I problemi sorsero fin dalla scelta della location. Inizialmente il concorso si sarebbe dovuto svolgere al teatro Ariston, con un chiaro richiamo a stili e colori sanremesi. La Guerra del Golfo e la poco tranquillizzante situazione in corso in Jugoslavia, spinsero la Rai a spostarsi a Roma per assicurare maggiore sicurezza alle delegazioni straniere.
La decisione venne presa a gennaio, troppo tardi per non immaginare disagi e disguidi, con immancabili polemiche legate all’investimento economico di Viale Mazzini, considerato troppo oneroso.
Si trasmise dallo studio 15 di Cinecittà e parecchi elementi della scenografia non erano altro che il materiale già utilizzato nella realizzazione di vecchi film. Una anomalia che spiega in larga parte la sensazione di disorientamento di chi oggi ripesca immagini di quell’edizione.
Non che l’Eurovision non si sia evoluto di suo. Nel lungo periodo in cui l’Italia non ha partecipato, l’evento ha avviato un corposo restyling soprattutto visivo che oggi ci consente di dipingere lo show del ‘91 come un parente alla lontana, quasi sconosciuto.
Per l’Italia gareggiò Peppino Di Capri. Comme è doce ‘o mare, eseguita in napoletano, si piazzò al settimo posto. I commenti però furono tutti per i conduttori, con critiche e bocciature che riempirono pagine di giornali.

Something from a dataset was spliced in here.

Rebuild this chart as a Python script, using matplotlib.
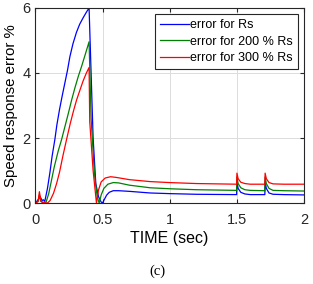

Cutugno e Cinquetti, innanzitutto, riscontrarono parecchi problemi di lingua, annaspando sulle lingue. Il regolamento prevedeva che le votazioni delle singole nazioni venissero lette in italiano, inglese e per l’appunto francese. A differenza di oggi, dove la grafica la fa da padrona e i corrispondenti si limitano a salutare e a incoronare lo Stato premiato col punteggio più alto, nel 1991 i voti venivano espressi a voce e per telefono. Cutugno manifestò a più riprese il proprio disappunto: “Vi sembrerà strano, ma bisogna ripetere i numeri in tre lingue. Chiedo ai colleghi di essere più veloci, con più ritmo, senno arriviamo fino alle due di domani”.

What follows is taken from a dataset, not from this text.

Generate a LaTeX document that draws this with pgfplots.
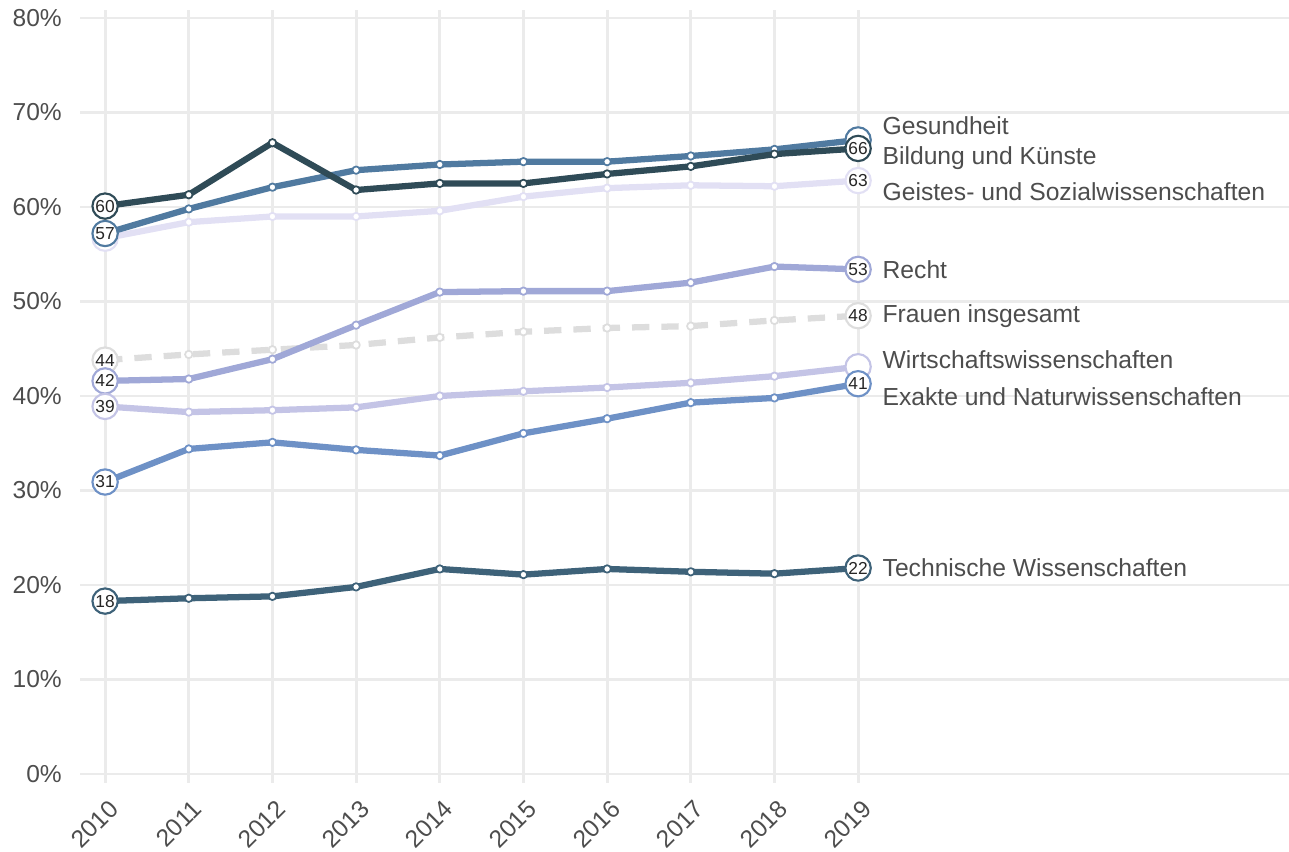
\documentclass[border=0pt]{standalone}
\usepackage{fontspec}
\setmainfont{Liberation Sans}
\usepackage{pgfplots}
\pgfplotsset{compat=1.18}
\definecolor{cGes}{HTML}{507AA0}
\definecolor{cBil}{HTML}{2F4B57}
\definecolor{cGei}{HTML}{E2E0F4}
\definecolor{cRec}{HTML}{A0A8D7}
\definecolor{cFra}{HTML}{DDDDDD}
\definecolor{cWir}{HTML}{C4C4E6}
\definecolor{cExa}{HTML}{6E91C6}
\definecolor{cTec}{HTML}{3E6279}
\definecolor{gridc}{HTML}{EBEBEB}
\definecolor{txt}{HTML}{4D4D4D}
\definecolor{numtxt}{HTML}{262626}
\pgfplotsset{
  serie/.style={line width=4.7pt, line join=round, mark=*, mark size=2.8pt,
    mark options={fill=white, solid, line width=1.3pt}},
  lbl/.style={only marks, mark=*, mark size=9.5pt,
    mark options={fill=white, draw=#1, line width=1.6pt, solid},
    nodes near coords, point meta=explicit symbolic,
    every node near coord/.append style={anchor=center, inner sep=0pt,
      font=\fontsize{13}{13}\selectfont, text=numtxt}},
}
\begin{document}
\begin{tikzpicture}
\useasboundingbox (0,0) rectangle (966.75pt,638.25pt);
\begin{axis}[
  at={(60pt,51pt)}, anchor=south west,
  scale only axis, width=906.75pt, height=579.75pt,
  xmin=2009.70, xmax=2024.15, ymin=-0.95, ymax=80.85,
  axis line style={draw=none}, major tick length=0pt,
  xtick={2010,2011,2012,2013,2014,2015,2016,2017,2018,2019},
  xticklabels={2010,2011,2012,2013,2014,2015,2016,2017,2018,2019},
  ytick={0,10,20,30,40,50,60,70,80},
  yticklabels={0\%,10\%,20\%,30\%,40\%,50\%,60\%,70\%,80\%},
  grid=major, major grid style={draw=gridc, line width=2.2pt},
  tick label style={font=\fontsize{18.4}{18.4}\selectfont, text=txt},
  yticklabel style={anchor=east, inner sep=0pt, xshift=-13.5pt},
  xticklabel style={xshift=2pt, yshift=-11.5pt, rotate=45, anchor=north east, inner sep=0pt},
  clip=false,
]
% Frauen insgesamt
\addplot[serie, color=cFra, dash pattern=on 13pt off 9pt] coordinates {
(2010,43.8) (2011,44.4) (2012,44.9) (2013,45.4) (2014,46.2) (2015,46.8) (2016,47.2) (2017,47.4) (2018,48.0) (2019,48.5)};
% Geistes- und Sozialwissenschaften
\addplot[serie, color=cGei] coordinates {
(2010,56.7) (2011,58.4) (2012,59.0) (2013,59.0) (2014,59.6) (2015,61.1) (2016,62.0) (2017,62.3) (2018,62.2) (2019,62.8)};
% Gesundheit
\addplot[serie, color=cGes] coordinates {
(2010,57.2) (2011,59.8) (2012,62.1) (2013,63.9) (2014,64.5) (2015,64.8) (2016,64.8) (2017,65.4) (2018,66.1) (2019,67.1)};
% Bildung und Kuenste
\addplot[serie, color=cBil] coordinates {
(2010,60.1) (2011,61.3) (2012,66.8) (2013,61.8) (2014,62.5) (2015,62.5) (2016,63.5) (2017,64.3) (2018,65.6) (2019,66.2)};
% Recht
\addplot[serie, color=cRec] coordinates {
(2010,41.6) (2011,41.8) (2012,43.9) (2013,47.5) (2014,51.0) (2015,51.1) (2016,51.1) (2017,52.0) (2018,53.7) (2019,53.4)};
% Wirtschaftswissenschaften
\addplot[serie, color=cWir] coordinates {
(2010,38.9) (2011,38.3) (2012,38.5) (2013,38.8) (2014,40.0) (2015,40.5) (2016,40.9) (2017,41.4) (2018,42.1) (2019,43.1)};
% Exakte und Naturwissenschaften
\addplot[serie, color=cExa] coordinates {
(2010,30.9) (2011,34.4) (2012,35.1) (2013,34.3) (2014,33.7) (2015,36.05) (2016,37.6) (2017,39.3) (2018,39.8) (2019,41.3)};
% Technische Wissenschaften
\addplot[serie, color=cTec] coordinates {
(2010,18.3) (2011,18.6) (2012,18.8) (2013,19.8) (2014,21.7) (2015,21.1) (2016,21.7) (2017,21.4) (2018,21.2) (2019,21.8)};
% end labels
\addplot[lbl=cFra] coordinates {(2010,43.8)[44] (2019,48.5)[48]};
\addplot[lbl=cGei] coordinates {(2010,56.7)[{}] (2019,62.8)[63]};
\addplot[lbl=cGes] coordinates {(2010,57.2)[57] (2019,67.1)[{}]};
\addplot[lbl=cBil] coordinates {(2010,60.1)[60] (2019,66.2)[66]};
\addplot[lbl=cRec] coordinates {(2010,41.6)[42] (2019,53.4)[53]};
\addplot[lbl=cWir] coordinates {(2010,38.9)[39] (2019,43.1)[{}]};
\addplot[lbl=cExa] coordinates {(2010,30.9)[31] (2019,41.3)[41]};
\addplot[lbl=cTec] coordinates {(2010,18.3)[18] (2019,21.8)[22]};
% series names
\begin{scope}[every node/.style={anchor=base west, inner sep=0pt, font=\fontsize{18.5}{18.5}\selectfont, text=txt}]
\node at (axis cs:2019.29,67.69) {Gesundheit};
\node at (axis cs:2019.29,64.51) {Bildung und Künste};
\node at (axis cs:2019.29,60.67) {Geistes- und Sozialwissenschaften};
\node at (axis cs:2019.29,52.45) {Recht};
\node at (axis cs:2019.29,47.76) {Frauen insgesamt};
\node at (axis cs:2019.29,42.93) {Wirtschaftswissenschaften};
\node at (axis cs:2019.29,39.05) {Exakte und Naturwissenschaften};
\node at (axis cs:2019.29,20.88) {Technische Wissenschaften};
\end{scope}
\end{axis}
\end{tikzpicture}
\end{document}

A dare problemi di linea fu soprattutto la Turchia: “Ankara non risponde”, lamentò il cantante rivolgendosi al supervisore Frank Naef. Seguirono momenti di imbarazzo, con Cutugno che spinse per saltare il turno o coprirlo con qualche mossa improvvisata: “Colleghiamoci con la green room, mettiamoci a suonare, a cantare, a far qualcosa. Oppure andiamo avanti con l’Irlanda e recuperiamo dopo”.
L’ultimo elenco venne diramato dall’Italia, ma di fronte al “pronto” dei presentatori, dall’altra parte della cornetta si sentì parlare in francese. I motivi della scelta non si sapranno mai (che si intendesse facilitare il lavoro ai padroni di casa?), fatto sta che Cutugno non la prese benissimo: “A Roma si parla francese? Parlate italiano, per favore”. L’insofferenza, mascherata dai sorrisi di circostanza, venne a galla in una frase, tanto sintetica quanto eloquente: “Menomale che l’Eurofestival lo abbiamo vinto dopo ventisei anni, pensa se lo vincevamo sovente”. Tradotto: fortuna che una serata del genere ci ritoccherà tra più di un quarto di secolo.
Per la cronaca, a conquistare il titolo la svedese Carola, protagonista di un inedito ex aequo con la Francia. Pari merito, eccezionalmente, anche nel numero di 12 punti aggiudicati. Ecco allora che per assegnare la coppa si dovette andare a controllare chi avesse totalizzato più volte i 10 punti.
Quella sera, temuta dal Toto nazionale, rifarà capolino nel 2022. L’auspicio è di arrivarci preparati. E felici di esserci, soprattutto.